In this light, now consider the human developmental system, surely the most complex system in our experience. This deploys the causal capacities of humans and the countless artefacts they create, and perpetuates the survival of the human lineage and the structures that serve that survival. Central to this system is the human mind, an abstraction that I take to refer to the densest concentration of causal capacities in our experience, the capacities exercised in human intelligence, and without which it would be inconceivable that the human developmental niche could be maintained and indeed give rise to ever larger numbers of humans, in turn creating a set of problems that human intelligence may or may not ultimately succeed in solving.

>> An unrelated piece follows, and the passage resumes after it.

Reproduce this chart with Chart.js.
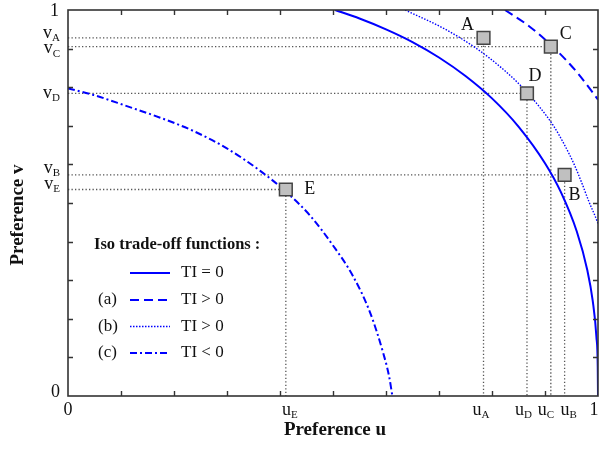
<!DOCTYPE html>
<html>
<head>
<meta charset="utf-8">
<script src="https://cdn.jsdelivr.net/npm/chart.js@4"></script>
<style>
html, body { margin: 0; padding: 0; background: #fff; overflow: hidden; }
canvas { display: block; }
</style>
</head>
<body>
<canvas id="chart" width="602" height="450"></canvas>
<script>
// marked points A..E (u, v)
const pointNames = ['A', 'B', 'C', 'D', 'E'];
const pointU = [0.784, 0.937, 0.911, 0.866, 0.411];
const pointV = [0.928, 0.573, 0.905, 0.784, 0.535];

// iso trade-off curves
const tiZeroU = [0.504, 0.55, 0.6, 0.65, 0.7, 0.75, 0.8, 0.85, 0.9, 0.93, 0.96, 0.98, 0.99, 0.997, 0.9995, 1];
const tiZeroV = [1, 0.978, 0.95, 0.917, 0.877, 0.829, 0.771, 0.698, 0.603, 0.528, 0.426, 0.325, 0.247, 0.153, 0.075, 0];

const tiPosAU = [0.8245, 0.87, 0.92, 0.962, 1];
const tiPosAV = [1, 0.958, 0.898, 0.836, 0.768];

const tiPosBU = [0.636, 0.712, 0.771, 0.818, 0.857, 0.889, 0.916, 0.937, 0.955, 0.97, 0.983, 0.994, 1];
const tiPosBV = [1, 0.95, 0.9, 0.85, 0.8, 0.75, 0.7, 0.65, 0.6, 0.55, 0.503, 0.468, 0.447];

const tiNegU = [0, 0.048, 0.111, 0.174, 0.236, 0.299, 0.362, 0.413, 0.457, 0.5, 0.538, 0.57, 0.595, 0.606, 0.612];
const tiNegV = [0.797, 0.78, 0.751, 0.721, 0.687, 0.642, 0.584, 0.527, 0.467, 0.39, 0.31, 0.216, 0.11, 0.05, 0];

const legendTags = ['', '(a)', '(b)', '(c)'];
const legendTexts = ['TI = 0', 'TI > 0', 'TI > 0', 'TI < 0'];

const serif = '"Liberation Serif", "DejaVu Serif", serif';
const BLUE = '#0000ff';

function pairs(us, vs) {
    return us.map((u, i) => ({ x: u, y: vs[i] }));
}

function curve(us, vs, width, dash) {
    return {
        data: pairs(us, vs),
        showLine: true,
        borderColor: BLUE,
        borderWidth: width,
        borderDash: dash,
        pointRadius: 0,
        cubicInterpolationMode: 'monotone',
        fill: false
    };
}

const curves = [
    curve(tiZeroU, tiZeroV, 2, []),
    curve(tiPosAU, tiPosAV, 2, [9, 5]),
    curve(tiPosBU, tiPosBV, 1.4, [1.5, 1.5]),
    curve(tiNegU, tiNegV, 2, [7, 3, 2, 3])
];

const guides = pointU.map((u, i) => ({
    data: [{ x: 0, y: pointV[i] }, { x: u, y: pointV[i] }, { x: u, y: 0 }],
    showLine: true,
    borderColor: '#555',
    borderWidth: 1.3,
    borderDash: [1.3, 2.2],
    pointRadius: 0,
    tension: 0
}));

const markers = {
    data: pairs(pointU, pointV),
    showLine: false,
    pointStyle: 'rect',
    pointRadius: 9,
    pointHoverRadius: 9,
    backgroundColor: '#c0c0c0',
    borderColor: '#444',
    borderWidth: 1.5
};

// nudges so the crowded labels don't collide
const nameOffsets = { A: [-16, -13], B: [10, 20], C: [15, -12], D: [8, -17], E: [24, 0] };
const uLabelShift = { A: -2.5, B: 4, C: -5, D: -3.5, E: 4 };
const vLabelShift = { A: -5, B: -7, C: 2, D: 0, E: -5 };

function subText(ctx, main, sub, x, y, align, dy) {
    ctx.font = '18px ' + serif;
    const w1 = ctx.measureText(main).width;
    ctx.font = '11px ' + serif;
    const w2 = sub ? ctx.measureText(sub).width : 0;
    let left = x;
    if (align === 'right') left = x - w1 - w2;
    if (align === 'center') left = x - (w1 + w2) / 2;
    ctx.textAlign = 'left';
    ctx.textBaseline = 'middle';
    ctx.font = '18px ' + serif;
    ctx.fillText(main, left, y);
    if (sub) {
        ctx.font = '11px ' + serif;
        ctx.fillText(sub, left + w1, y + dy);
    }
}

const decor = {
    id: 'decor',
    afterDraw(chart) {
        const ctx = chart.ctx;
        const a = chart.chartArea;
        const xs = chart.scales.x, ys = chart.scales.y;
        ctx.save();

        // frame with inward ticks
        ctx.strokeStyle = '#333';
        ctx.lineWidth = 1.6;
        ctx.strokeRect(a.left, a.top, a.right - a.left, a.bottom - a.top);
        ctx.lineWidth = 1.4;
        ctx.beginPath();
        xs.ticks.forEach(t => {
            if (t.value <= 0 || t.value >= 1) return;
            const px = Math.round(xs.getPixelForValue(t.value)) + 0.5;
            ctx.moveTo(px, a.bottom); ctx.lineTo(px, a.bottom - 5);
            ctx.moveTo(px, a.top); ctx.lineTo(px, a.top + 5);
        });
        ys.ticks.forEach(t => {
            if (t.value <= 0 || t.value >= 1) return;
            const py = Math.round(ys.getPixelForValue(t.value)) + 0.5;
            ctx.moveTo(a.left, py); ctx.lineTo(a.left + 5, py);
            ctx.moveTo(a.right, py); ctx.lineTo(a.right - 5, py);
        });
        ctx.stroke();

        // tick labels
        ctx.fillStyle = '#111';
        subText(ctx, '0', '', xs.getPixelForValue(0), a.bottom + 14, 'center', 0);
        subText(ctx, '1', '', xs.getPixelForValue(1) - 4, a.bottom + 14, 'center', 0);
        subText(ctx, '0', '', a.left - 8, ys.getPixelForValue(0) - 4, 'right', 0);
        subText(ctx, '1', '', a.left - 9, ys.getPixelForValue(1) + 1, 'right', 0);
        pointNames.forEach((n, i) => {
            subText(ctx, 'u', n, xs.getPixelForValue(pointU[i]) + uLabelShift[n], a.bottom + 14, 'center', 5);
            subText(ctx, 'v', n, a.left - 8, ys.getPixelForValue(pointV[i]) + vLabelShift[n], 'right', 5);
        });

        // point names
        const meta = chart.getDatasetMeta(0);
        ctx.font = '18px ' + serif;
        ctx.textAlign = 'center';
        ctx.textBaseline = 'middle';
        pointNames.forEach((n, i) => {
            const el = meta.data[i];
            const o = nameOffsets[n];
            ctx.fillText(n, el.x + o[0], el.y + o[1]);
        });

        // axis titles
        ctx.font = 'bold 19px ' + serif;
        ctx.fillText('Preference u', (a.left + a.right) / 2 + 2, 430);
        ctx.save();
        ctx.translate(18, 215);
        ctx.rotate(-Math.PI / 2);
        ctx.fillText('Preference v', 0, 0);
        ctx.restore();

        // legend
        ctx.textAlign = 'left';
        ctx.font = 'bold 16.5px ' + serif;
        ctx.fillText('Iso trade-off functions :', 94, 245);
        const rowY = [273, 300, 326.5, 353];
        legendTexts.forEach((txt, i) => {
            const ds = curves[i];
            ctx.font = '17px ' + serif;
            ctx.fillStyle = '#111';
            ctx.fillText(legendTags[i], 98, rowY[i]);
            ctx.fillText(txt, 181, rowY[i]);
            ctx.strokeStyle = ds.borderColor;
            ctx.lineWidth = ds.borderWidth;
            ctx.setLineDash(ds.borderDash);
            ctx.beginPath();
            ctx.moveTo(130, rowY[i]);
            ctx.lineTo(170, rowY[i]);
            ctx.stroke();
            ctx.setLineDash([]);
        });
        ctx.restore();
    }
};

new Chart(document.getElementById('chart'), {
    type: 'scatter',
    data: { datasets: [markers, ...curves, ...guides] },
    options: {
        responsive: false,
        animation: false,
        layout: { autoPadding: false, padding: { top: 10, right: 4, left: 0, bottom: 0 } },
        scales: {
            x: {
                type: 'linear', min: 0, max: 1,
                ticks: { stepSize: 0.1, display: false },
                grid: { display: false },
                border: { display: false },
                afterFit(s) { s.height = 54; }
            },
            y: {
                type: 'linear', min: 0, max: 1,
                ticks: { stepSize: 0.1, display: false },
                grid: { display: false },
                border: { display: false },
                afterFit(s) { s.width = 68; }
            }
        },
        plugins: {
            legend: { display: false },
            tooltip: { enabled: false }
        }
    },
    plugins: [decor]
});
</script>
</body>
</html>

This then, to summarize, is the major step towards an understanding of human autonomy made possible by the rejection of determinism, and indeed leads to a far more satisfactory metaphysics of human nature. Causal order is not something found saturating every part of the universe. On the contrary it is something quite rare and specific to its locations. It is found in the simplicity of massive physical processes such as are studied by astronomers; it is created with great difficulty in the complex, elaborately controlled and isolated machines built by physical scientists; and most spectacularly, though very differently in form, it is found in living beings.
If there is a scale of nature, it is an increase in the causal powers, the construction of causal order and regularity. One respect in which the human mind constitutes a further step in this scale is because it involves a new level of capacity to transform the world beyond the organism. Humans, in my view, are the densest concentrations of causal capacities, or causal power, in our experience. The niches we have constructed for ourselves — warm and sheltered housing, landscapes dominated by edible plants and docile and tasty animals, roads and machinery for moving ourselves about, and so on — are remarkable testimony to our causal potency. But still, it may be asked, does this amount to real autonomy?
How much autonomy do we want?
[ … ]
… Can we choose what kind of person we will be, and if so when and how? Is it better to be causally efficacious than merely content (Socrates or a satisfied pig)? … My point is only that inverting the familiar question about human freedom, might humans be an exception to the otherwise universal rule of law to the almost diametrically opposite question, might humans be an extreme exception to an otherwise largely disordered and unruly universe, opens up a quite different, and perhaps more productive, set of questions.
[ … ]
… Even if humans are such effective foci of causal capacity that actions for reasons always exclude the possibility of acting otherwise in the sense of rational determinism, my wider view of the context in which these capacities develop is radically indeterministic. So I think compatibilist indeterminism is an ideal label bringing together the three strands of my account of human freedom.
[In the original, many of the instances of “causal” quoted in the above are printed as “casual.” I have taken the liberty of correcting what I feel reasonably sure are mistakes.]